采用微束等离子熔覆方法,在H13钢基体上制备了以自熔性合金粉末Fe65为基础成分、添加适量Al、W、V的正交实验熔覆层,研究了熔覆层的显微组织、高温回火性能和高温氧化性能。结果表明,正交实验熔覆层的显微组织中,奥氏体晶粒细小,短针状FeAl和Fe3Al金属间化合物沿晶分布,Cr7C3、WC、VC等碳化物呈枝晶分布,马氏体消失;与熔覆层后的空冷相比,经700℃高温回火后,正交组熔覆层的硬度提高,8H（Fe65-12%Al-4%W-1%V）熔覆层的硬度增加显著,抗高温回火性能最优,而参照组Fe65粉末覆层硬度明显下降,H13钢硬度则较低。在700℃高温氧化试验中,加入适量Al的正交组熔覆层的抗高温氧化性能大大优于Fe65粉末覆层及H13钢,其中8H覆层的氧化增重仅分别为Fe65粉末覆层、H13钢的32%及8.5%,表现出优异的高温抗氧化性能。

The orthogonal experimental cladding layers, with the self-fluxing alloy powder Fe65 as the basic composition and the multicomponent alloy addition of proper Al, W, and V, were prepared on H13 steel substrate by micro plasma cladding method. The microstructure, high temperature tempering resistance and high temperature oxidation properties of the cladding layers were investigated.

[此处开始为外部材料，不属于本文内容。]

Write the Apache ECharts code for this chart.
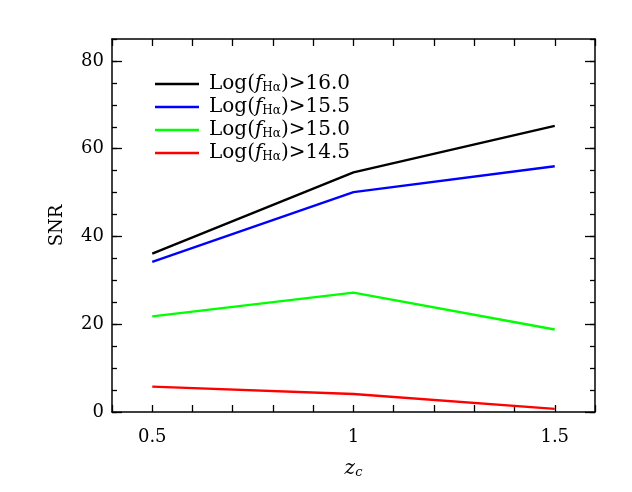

The results show that in the microstructure of the orthogonal experimental cladding layers,the austenite grains is fine, while the acicular FeAl and Fe3 Al intermetallic compounds distribute along the grain boundaries,and Cr7 C3, WC, VC and other carbides exists in the form of dendrites, and then the martensite disappears. Compared with the cladding layer after air cooling, after 700℃ high temperature tempering, the hardness of the orthogonal group cladding layers improves, the increase of the hardness of 8 H（Fe65-12% Al-4% W-1% V） cladding layer is the greatest, then, the high temperature tempering resistance is optimal and the decline of the hardness of the reference group Fe65 powder cladding layer is obvious, and the hardness of H13 steel is quite low. In 700℃ high temperature oxidation comparison test, the oxidation resistances of the orthogonal group cladding layers with proper Al element addition are better than that of the reference group Fe65 powder cladding layers and H13 steel. The oxidation weight gain of the orthogonal group 8 H cladding layer is only32% of Fe65 alloy powder cladding layer and 8.5% of H13 steel, which can demonstrate the excellent high temperature oxidation resistance.